To illustrate, when I first came to New York, a Dominican man in a bodega “kindly” offered me $3000 to spend the night with him. Honestly, he was being charming and sweet and he was rather enthusiastic, and I do not think he meant to be disrespectful. He was delighting in what he considered to be my beauty, but there was an ugly truth beneath that laughter.

Cultural competency in this context tells women to set aside their concerns about patriarchy and the oppression of women, and to be more concerned with the oppression of the oppressors of women from other countries. In fact, in Chapter Four, we have an example of such when Corey et al. (2019) present the case of Talib (p. 121). Perhaps this case ought to be considered from the perspective of questioning why any woman ought to be “sensitive” to, or perhaps more specifically, to collude with, patriarchal values. This is the problem we have when we assert that values are entirely subjective, and there are no universal truths. There is one I can think of right now, and that is that women have been subjugated from the beginning of time, and throughout the entire world.

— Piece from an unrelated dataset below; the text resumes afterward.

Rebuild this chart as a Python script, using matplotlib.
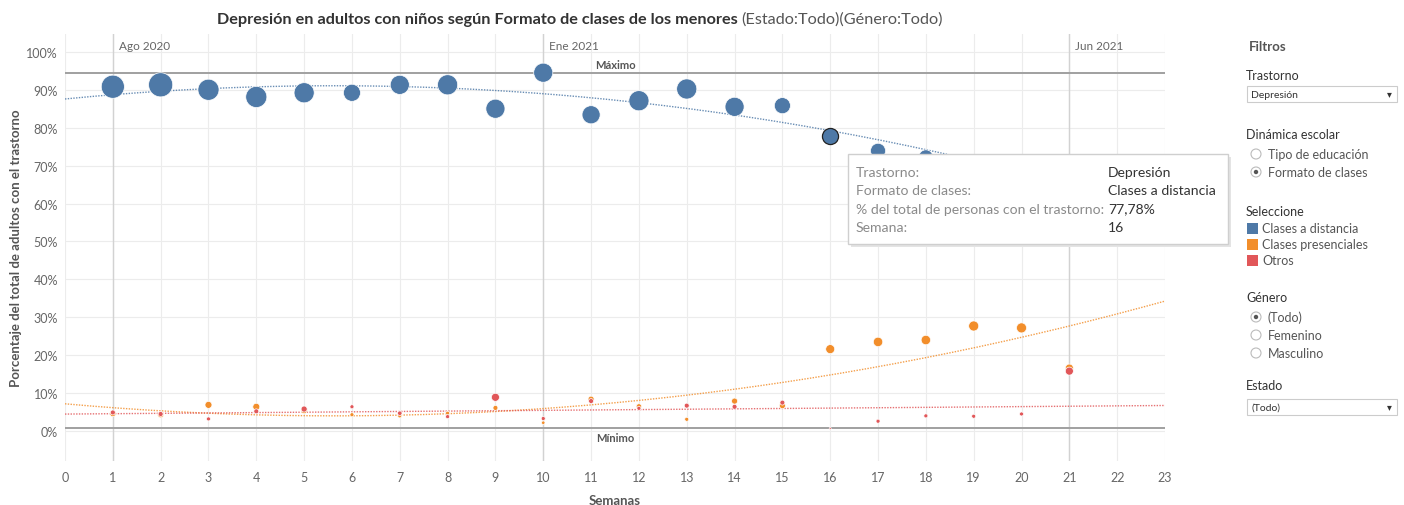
import numpy as np
import matplotlib
matplotlib.use('Agg')
import matplotlib.pyplot as plt
from matplotlib.patches import Rectangle, Circle

plt.rcParams['font.family'] = ['Lato', 'DejaVu Sans']

# data
weeks = np.arange(1, 22)
distancia = [90.8, 91.3, 90.0, 88.1, 89.2, 89.2, 91.3, 91.3, 85.0, 94.5, 83.4,
             87.1, 90.2, 85.5, 85.8, 77.78, 73.9, 72.3, 68.4, 68.3, 67.3]
presenciales = [4.6, 4.3, 6.9, 6.4, 5.4, 4.3, 4.0, 4.7, 6.1, 2.2, 8.4,
                6.5, 3.1, 7.9, 6.7, 21.6, 23.5, 24.0, 27.7, 27.2, 16.6]
otros = [4.9, 4.5, 3.2, 5.2, 5.8, 6.4, 4.7, 3.8, 8.9, 3.3, 7.9,
         6.0, 6.7, 6.4, 7.5, 0.7, 2.6, 4.0, 3.9, 4.5, 15.8]
# respondents behind each mark (drives mark size)
n_distancia = [132, 144, 110, 110, 100, 72, 90, 100, 90, 90, 81,
               100, 100, 90, 64, 64, 56, 49, 45, 42, 40]
n_presenciales = [9, 9, 12, 12, 9, 4, 4, 4, 6, 3, 9,
                  7, 4, 9, 9, 20, 22, 22, 25, 25, 16]
n_otros = [6, 6, 4, 6, 9, 4, 5, 4, 16, 4, 6,
           4, 6, 6, 6, 1, 4, 4, 4, 4, 16]
series = ['Clases a distancia', 'Clases presenciales', 'Otros']
colors = ['#4e79a7', '#f28e2b', '#e15759']
month_weeks = [1, 10, 21]
month_labels = ['Ago 2020', 'Ene 2021', 'Jun 2021']

W, H = 1404, 506
fig = plt.figure(figsize=(W / 100, H / 100), dpi=100)
ax = fig.add_axes([65 / W, 1 - 462 / H, 1100 / W, 427 / H])
ax.set_xlim(0, 23)
ax.set_ylim(-7.9, 104.7)
for s in ax.spines.values():
    s.set_visible(False)
ax.set_xticks(range(0, 24))
ax.set_yticks(range(0, 101, 10))
ax.set_yticklabels([f'{v}%' for v in range(0, 101, 10)])
ax.tick_params(length=0, colors='#666666', labelsize=9)
ax.tick_params(axis='x', pad=7)
ax.tick_params(axis='y', pad=5)
ax.grid(True, color='#ececec', lw=0.8)
ax.set_axisbelow(True)

# month reference lines
for wk, lab in zip(month_weeks, month_labels):
    ax.axvline(wk, color='#d2d2d2', lw=1.0, zorder=1)
    ax.text(wk + 0.12, 101.6, lab, color='#666666', fontsize=8.5, va='center')

# max / min reference lines
vmax = max(distancia)
vmin = min(min(distancia), min(presenciales), min(otros))
ax.axhline(vmax, color='#a0a0a0', lw=1.4, zorder=1)
ax.axhline(vmin, color='#a0a0a0', lw=1.4, zorder=1)
ax.text(11.5, vmax + 2.1, 'Máximo', ha='center', va='center', fontsize=8,
        fontweight='bold', color='#555555')
ax.text(11.5, vmin - 2.4, 'Mínimo', ha='center', va='center', fontsize=8,
        fontweight='bold', color='#555555')

# trend lines
xs = np.linspace(0, 23, 200)
for vals, col, deg in zip([distancia, presenciales, otros], colors, [2, 2, 1]):
    p = np.polyfit(weeks, vals, deg)
    ax.plot(xs, np.polyval(p, xs), color=col, lw=1.0, ls=(0, (1, 1)),
            alpha=0.85, zorder=2)

# marks
for vals, n, col in zip([distancia, presenciales, otros],
                        [n_distancia, n_presenciales, n_otros], colors):
    ax.scatter(weeks, vals, s=np.array(n) * 2.1, color=col,
               edgecolor='white', linewidth=0.5, zorder=3)
# highlighted mark
hi = 15
ax.scatter([weeks[hi]], [distancia[hi]], s=n_distancia[hi] * 2.1,
           color=colors[0], edgecolor='#222222', linewidth=0.9, zorder=4)

ax.set_xlabel('Semanas', fontsize=9.5, fontweight='bold', color='#555555',
              labelpad=8)
ax.set_ylabel('Porcentaje del total de adultos con el trastorno', fontsize=9.5,
              fontweight='bold', color='#555555', labelpad=3)

# title
fig.canvas.draw()
r = fig.canvas.get_renderer()
t1 = fig.text(217 / W, 1 - 20 / H, 'Depresión en adultos con niños según Formato de clases de los menores',
              fontsize=11.7, fontweight='bold', color='#333333', va='center')
bb = t1.get_window_extent(renderer=r)
fig.text((bb.x1 + 4) / W, 1 - 20 / H, '(Estado:Todo)(Género:Todo)', fontsize=11.7,
         color='#555555', va='center')

# overlay in pixel coordinates
ov = fig.add_axes([0, 0, 1, 1], zorder=10)
ov.set_xlim(0, W)
ov.set_ylim(H, 0)
ov.axis('off')

# tooltip
ov.add_patch(Rectangle((851, 158), 380, 90, facecolor='#e4e4e4', edgecolor='none'))
ov.add_patch(Rectangle((848, 155), 380, 90, facecolor='white', edgecolor='#cfcfcf', lw=1))
tip_keys = ['Trastorno:', 'Formato de clases:', '% del total de personas con el trastorno:', 'Semana:']
tip_vals = ['Depresión', series[0], f'{distancia[hi]:.2f}%'.replace('.', ','), str(weeks[hi])]
for i, (k, v) in enumerate(zip(tip_keys, tip_vals)):
    y = 173 + i * 18.3
    ov.text(856, y, k, fontsize=10.1, color='#8a8a8a', va='center')
    ov.text(1108, y, v, fontsize=10.1, color='#333333', va='center')

# filter panel
head = dict(fontsize=9, color='#333333', va='center')
item = dict(fontsize=9, color='#555555', va='center')
ov.text(1249, 47, 'Filtros', fontsize=9.5, fontweight='bold', color='#555555', va='center')


def dropdown(y, label):
    ov.add_patch(Rectangle((1247, y - 8), 150, 16, facecolor='white', edgecolor='#cccccc', lw=0.8))
    ov.text(1251, y, label, fontsize=7.5, color='#333333', va='center')
    ov.text(1389, y, '▾', fontsize=7, color='#333333', va='center', ha='center')


def radio(y, label, on):
    ov.add_patch(Circle((1256, y), 5, facecolor='white', edgecolor='#bbbbbb', lw=0.8))
    if on:
        ov.add_patch(Circle((1256, y), 2.2, facecolor='#555555', edgecolor='none'))
    ov.text(1268, y, label, **item)


ov.text(1246, 76, 'Trastorno', **head)
dropdown(95, 'Depresión')
ov.text(1246, 135, 'Dinámica escolar', **head)
radio(155, 'Tipo de educación', False)
radio(173, 'Formato de clases', True)
ov.text(1246, 212, 'Seleccione', **head)
for i, (lab, col) in enumerate(zip(series, colors)):
    y = 229 + i * 16
    ov.add_patch(Rectangle((1247, y - 5.5), 11, 11, facecolor=col, edgecolor='none'))
    ov.text(1262, y, lab, **item)
ov.text(1246, 298, 'Género', **head)
radio(318, '(Todo)', True)
radio(336, 'Femenino', False)
radio(354, 'Masculino', False)
ov.text(1246, 386, 'Estado', **head)
dropdown(408, '(Todo)')

fig.savefig('out.png', dpi=100)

As a Canadian woman, I find that my experience is not seen or heard by Americans. I am lumped into a class of white Americans. Americans simply do not understand that Canada does not have the horrific history of slavery that the United States has, and in fact, people escaped slavery by coming to my country. We are proud of that heritage. My personal life has always been diverse; I don’t need a textbook to tell me to have a diverse life. It has always been the case. My first boyfriend was black, and my best friend was Korean. This is not unusual for Canadians as our country embraces different cultures more than the United States ever has.

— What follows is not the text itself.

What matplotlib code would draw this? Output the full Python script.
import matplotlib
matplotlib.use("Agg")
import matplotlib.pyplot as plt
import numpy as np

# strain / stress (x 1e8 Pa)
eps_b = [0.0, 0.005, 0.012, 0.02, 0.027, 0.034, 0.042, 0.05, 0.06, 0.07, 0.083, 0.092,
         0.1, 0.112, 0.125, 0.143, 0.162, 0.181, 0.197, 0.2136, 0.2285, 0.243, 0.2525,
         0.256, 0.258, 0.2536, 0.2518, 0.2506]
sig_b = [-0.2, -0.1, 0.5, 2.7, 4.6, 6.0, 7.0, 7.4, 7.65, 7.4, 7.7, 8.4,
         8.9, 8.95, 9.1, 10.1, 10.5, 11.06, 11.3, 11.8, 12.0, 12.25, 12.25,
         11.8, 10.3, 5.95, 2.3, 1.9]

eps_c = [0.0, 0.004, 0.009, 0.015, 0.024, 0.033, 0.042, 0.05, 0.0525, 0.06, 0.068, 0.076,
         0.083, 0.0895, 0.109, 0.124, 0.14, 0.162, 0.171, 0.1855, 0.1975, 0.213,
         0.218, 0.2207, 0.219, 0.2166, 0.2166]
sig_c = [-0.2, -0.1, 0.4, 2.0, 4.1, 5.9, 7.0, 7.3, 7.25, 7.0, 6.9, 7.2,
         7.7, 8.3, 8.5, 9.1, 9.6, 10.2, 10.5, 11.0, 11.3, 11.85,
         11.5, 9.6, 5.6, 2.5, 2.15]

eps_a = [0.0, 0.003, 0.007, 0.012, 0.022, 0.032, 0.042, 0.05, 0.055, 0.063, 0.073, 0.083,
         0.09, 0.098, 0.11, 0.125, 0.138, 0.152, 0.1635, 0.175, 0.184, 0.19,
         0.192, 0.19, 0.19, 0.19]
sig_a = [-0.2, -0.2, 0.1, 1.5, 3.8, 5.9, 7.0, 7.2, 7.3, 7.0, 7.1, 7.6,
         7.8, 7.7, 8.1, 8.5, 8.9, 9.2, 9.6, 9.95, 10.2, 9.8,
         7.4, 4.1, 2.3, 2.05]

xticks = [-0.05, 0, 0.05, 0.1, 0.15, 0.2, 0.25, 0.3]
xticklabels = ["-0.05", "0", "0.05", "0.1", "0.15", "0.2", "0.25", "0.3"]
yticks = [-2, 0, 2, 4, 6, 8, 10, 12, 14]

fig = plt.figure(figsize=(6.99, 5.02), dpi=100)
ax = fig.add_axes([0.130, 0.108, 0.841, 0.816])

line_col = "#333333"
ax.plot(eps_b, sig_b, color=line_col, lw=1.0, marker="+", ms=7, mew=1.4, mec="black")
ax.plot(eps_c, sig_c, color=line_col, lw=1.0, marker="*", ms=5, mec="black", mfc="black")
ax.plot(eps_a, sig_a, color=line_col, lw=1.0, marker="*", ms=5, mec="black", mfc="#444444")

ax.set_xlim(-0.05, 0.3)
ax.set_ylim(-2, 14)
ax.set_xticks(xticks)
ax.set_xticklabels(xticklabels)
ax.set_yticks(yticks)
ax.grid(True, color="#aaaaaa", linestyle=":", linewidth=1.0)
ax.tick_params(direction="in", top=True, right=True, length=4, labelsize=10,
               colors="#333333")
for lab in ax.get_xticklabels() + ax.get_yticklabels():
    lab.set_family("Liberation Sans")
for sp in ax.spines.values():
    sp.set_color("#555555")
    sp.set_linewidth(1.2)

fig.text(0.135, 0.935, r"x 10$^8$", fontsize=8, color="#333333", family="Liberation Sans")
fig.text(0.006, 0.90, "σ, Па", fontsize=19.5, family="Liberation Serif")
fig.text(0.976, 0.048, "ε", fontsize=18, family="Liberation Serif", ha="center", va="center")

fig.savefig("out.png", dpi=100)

And yet, because I am white, I am supposed to feel this apologetic and collective “guilt” that Americans feel about their racism when I was not even born in this country. A small portion of Ms. McIntosh’s “I can” statements of privilege apply to me, the statements that can be universally applied to most white women. But, I have experienced poverty, homelessness, hunger, a broken home, and the loss of my entire extended family at ten years of age, both maternal and paternal members. I have experienced disability and isolation for over ten years of my adult life. For two to three years, I could not walk into the public environments Ms. McIntosh refers to. This was not “privilege” by any meaningful definition of the word.

I do not offer up these facts to elicit sympathy, but simply to illustrate why I find the phrase “white privilege” to be a useless concept, and ultimately, I believe it has been harmful not only to white women (who are now targets in the elevator for different reasons). America appears to have forgotten that half of white American women didn’t vote for a racist president. Perhaps they have forgotten themselves in all the confusion. I have more than once been called to account for my “sisters” who voted for Donald Trump. How is this cultural sensitivity? How is this not lumping me into a category of oppressors, a category I adamantly reject? The half of American women that did not vote for Donald Trump appear to have been forgotten. They have fallen into the same category as the “dumb bitch” the “gentleman” in the elevator is referring to, the dumb bitch he’d like to beat to the ground. This is why claiming a “collective guilt” is dangerous, and is only adding to the current climate that is becoming increasingly violent and threatening to us all.

As social scientists, we have to work much harder than this, and we have to be much more nuanced. It’s a start to try to address these issues, I acknowledge this. But we are doing a very poor job of it, and we’re not changing things for the better for anyone.